Saints' Roost, Texas!
For Pastor Carhart, the first Christmas at “Saints' Roost” was a dream come true. No alcohol was sold in town, and only church people gathered at the Yuletide table. Time was given for Christmas carols and Scripture readings. In “Saints' Roost,” the citizens enjoyed a rare cocoon of righteousness on the nefarious Texas frontier.
Welcome to Clarendon, Texas, in 1878. This new town was founded at the convergence of Carrol Creek and the Salt Fork of the Red River, by Methodist minister Lewis Henry Carhart. It was his hope that Clarendon would be a little bit of Heaven on Texas earth.

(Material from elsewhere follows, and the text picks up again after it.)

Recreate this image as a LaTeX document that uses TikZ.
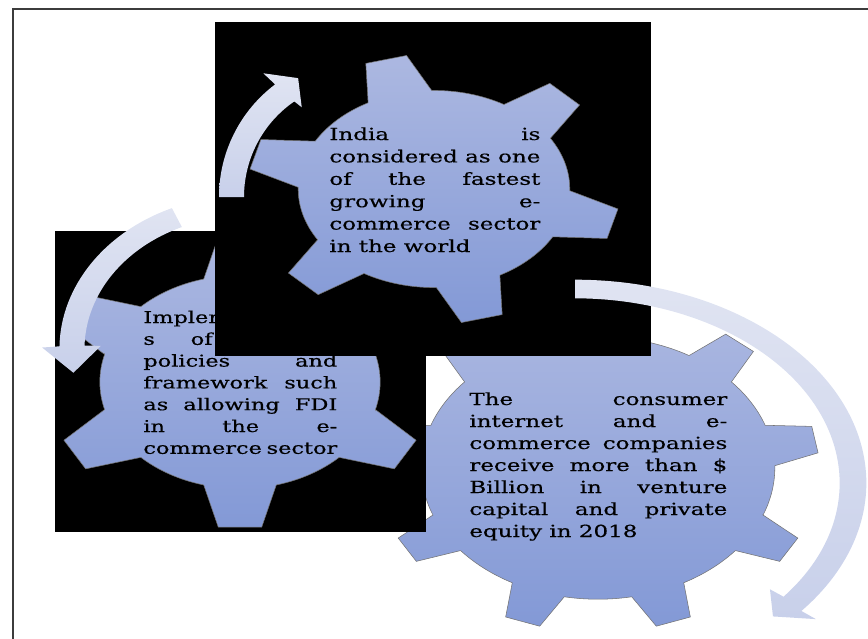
\documentclass[tikz,border=0pt]{standalone}
\usepackage{fontspec}
\newfontfamily\gearfont[FakeBold=0.4]{DejaVu Serif}
\usepackage{tikz}

\definecolor{gearTop}{RGB}{172,184,225}
\definecolor{gearBot}{RGB}{131,153,214}
\definecolor{arrLight}{RGB}{224,228,242}
\definecolor{arrDark}{RGB}{200,208,234}
\definecolor{frameGray}{RGB}{60,60,60}

\tikzset{
	gearbody/.style={top color=gearTop,bottom color=gearBot,draw=black!55,line width=0.4pt},
	bgsquare/.style={fill=black},
	circarrow/.style={top color=arrLight,bottom color=arrDark},
	gtext/.style={inner sep=0pt,anchor=base west,font=\gearfont,xscale=1.38,transform shape},
	frameline/.style={draw=frameGray,line width=1.5pt}
}

% one justified line of a gear label
\newcommand{\jline}[1]{\makebox[\linewidth][s]{#1}\\}

% gear: center, x radius, y radius, teeth, first tooth angle,
% body radius, half angle at tooth root, half angle at tooth tip
\newcommand{\drawgear}[8]{%
	\begin{scope}[shift={#1}, xscale=#2, yscale=#3]
		\pgfmathsetmacro\gstep{360/#4}
		\path[gearbody]
		({#5-#7}:#6)
		foreach \k in {1,...,#4}{
			-- ({#5+(\k-1)*\gstep-#7}:#6)
			-- ({#5+(\k-1)*\gstep-#8}:1)
			-- ({#5+(\k-1)*\gstep+#8}:1)
			-- ({#5+(\k-1)*\gstep+#7}:#6)
			arc[start angle={#5+(\k-1)*\gstep+#7}, end angle={#5+\k*\gstep-#7}, radius=#6]
		} -- cycle;
	\end{scope}%
}

\begin{document}
\begin{tikzpicture}[x=0.75pt,y=-0.75pt]
	\useasboundingbox (0,0) rectangle (868,639);
	
	% -------------------------------------------------
	% 1. Frame
	% -------------------------------------------------
	\draw[frameline] (13,650) -- (13,9) -- (880,9);
	
	% -------------------------------------------------
	% 2. Large gear (funding)
	% -------------------------------------------------
	\drawgear{(598,468)}{221}{164}{9}{30}{0.80}{9}{4.7}
	\node[gtext] (tFunds) at (469,405) {\parbox[t]{140.2pt}{\fontsize{12.5}{16.5}\selectfont
			\jline{The consumer}
			\jline{internet and e-}
			\jline{commerce companies}
			\jline{receive more than \$}
			\jline{Billion in venture}
			\jline{capital and private}
			equity in 2018}};
	
	% -------------------------------------------------
	% 3. Left gear (policy)
	% -------------------------------------------------
	\fill[bgsquare] (55,231) rectangle (426,532);
	\drawgear{(240,382)}{192}{146}{6}{30}{0.73}{15}{6.5}
	\node[gtext] (tPolicy) at (143,323) {\parbox[t]{105.4pt}{\fontsize{12.2}{16.35}\selectfont
			Implementation\\
			s\hspace{19.5pt}of\\
			\jline{policies and}
			\jline{framework such}
			\jline{as allowing FDI}
			\jline{in the e-}
			commerce sector}};
	
	% -------------------------------------------------
	% 4. Top gear (growth)
	% -------------------------------------------------
	\fill[bgsquare] (215,22) rectangle (651,356);
	\drawgear{(434,189)}{186}{135}{6}{15}{0.73}{14}{6.5}
	\node[gtext] (tIndia) at (329,140) {\parbox[t]{114.7pt}{\fontsize{12.5}{16.8}\selectfont
			\jline{India is}
			\jline{considered as one}
			\jline{of the fastest}
			\jline{growing e-}
			\jline{commerce sector}
			in the world}};
	
	% -------------------------------------------------
	% 5. Circular arrows
	% -------------------------------------------------
	% left gear -> top gear
	\begin{scope}[shift={(360,197)}]
		\path[circarrow] (180:141) arc[start angle=180,end angle=233,radius=141]
		-- (232:157) -- (242.5:134) -- (237:107) -- (235.5:116)
		arc[start angle=235.5,end angle=180,radius=116] -- cycle;
	\end{scope}
	
	% top gear -> left gear
	\begin{scope}[shift={(246,349)}, xscale=175, yscale=144]
		\path[circarrow] (246.6:1.066) arc[start angle=246.6,end angle=181,radius=1.066]
		-- (180.5:1.165) -- (170.5:1.0) -- (181.5:0.83) -- (181.5:0.923)
		arc[start angle=181.5,end angle=246.6,radius=0.923] -- cycle;
	\end{scope}
	
	% top gear -> large gear
	\begin{scope}[shift={(575,483)}, xscale=278, yscale=194]
		\path[circarrow] (270:1.048) arc[start angle=270,end angle=399,radius=1.048]
		-- (399:1.115) -- (44:0.99) -- (398:0.89) -- (398:0.952)
		arc[start angle=398,end angle=270,radius=0.952] -- cycle;
	\end{scope}
	
\end{tikzpicture}
\end{document}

Tired of the sinful behaviors of folks back East, Rev. Carhart decided to move to West Texas, purchase 343 sections of land, and establish a community of faith. Like Abraham in Hebrews 10:11, he sought a city that was untouched by sin.
Like Carhart, there were many others who dreamed of establishing a city to honor God. On Christmas Eve 1741, Count Nicolaus von Zinzendorf and David Nitschmann, established the town of Bethlehem, Pennsylvania. Their hope was to reverence Christ in a town named after the birthplace of Jesus.
And then there was John Alexander Dowie, who founded Zion, Illinois, in July 1901. His dream was to build a city just for Christians. So, he gave Bible names to parks and boulevards, and created a city seal that featured a crown, a dove, a cross, and the words “God Reigns.”
Before you scoff at these “politically incorrect” actions, consider the Pilgrims in 1620. When they arrived at Plymouth Rock, they formed the Mayflower Compact which said in part: “In the name of God, Amen….having undertaken for the glory of God, and advancement of the Christian Faith…a Voyage to plant the first colony in the Northern parts of Virginia.” There is no doubt that the Pilgrims were planting a community to honor Christ, just like Pastor Carhart did in Clarendon, Texas.
The small town of Clarendon had a church-like atmosphere, with seven Methodist ministers, one post office, a Bible college, and no saloons. It is said that judges in nearby towns would occasionally sentence those convicted of drunkenness to one week in the “sobriety settlement” of Clarendon. Over time, the town got the moniker of “Saints' Roost.”
While that first Christmas service in “Saints' Roost” held a lot of promise, things changed. The dream of a perfectly righteous community is noble but futile. The Garden of Eden only had two occupants with no saloons, but they still became corrupt. The Children of Israel entered the Promised Land, but to this day, they have not been able to establish that dream city of perfection.
But there is a City that God has created that is perfect. Abraham sought it. Jesus went to prepare it. John the Revelator saw it. One day, it will come down from Heaven and those who have prepared for it, will call it home (Revelation 21:2).